Increasing the Cost of Model Extraction with Calibrated Proof of Work (@ ICLR 2022)

Adam Dziedzic, Muhammad Ahmad Kaleem, Yu Shen Lu, Nicolas Papernot


This paper introduces a defense against model stealing. Suppose you make your (secret) ML model available online through an API. Legitimate users will query it to get and use predictions. An attacker might make queries in order to instead replicate the model. The authors propose adding a proof-of-work requirement to the API that is harder the more information the query is revealing about the model. This information is measured using PATE, a metric taken from the ML differential privacy literature (it involves training a few teacher models and measuring disagreement between them).

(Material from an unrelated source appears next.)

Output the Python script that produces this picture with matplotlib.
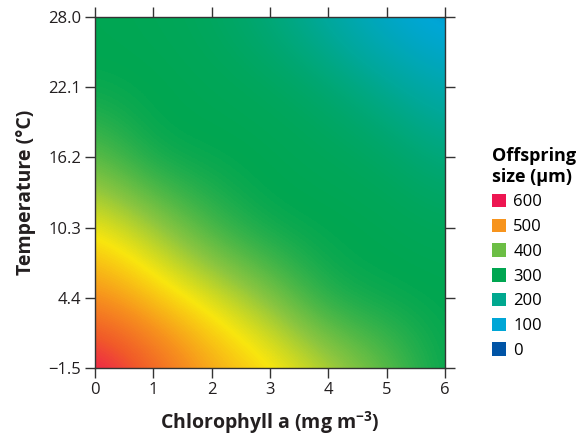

This is a really interesting use of proof-of-work. That said, thinking of a real scenario, I find it weird that the difference assumed between attackers and regular users would be that regular users are querying in-distribution, vs attackers out-of-distribution. Depending on the application, I think either both would be OOD or ID. For instance, let's say the model is an image classifier. Where would regular users be taking their images from? If from their private datasets, then that'd be OOD (as would an attacker's). If from some source that is associated with the system itself, that would be ID, but then the attacker could just to the same. There might be cases where this distinction makes sense, though my non-expert imagination cannot think of any on the spot.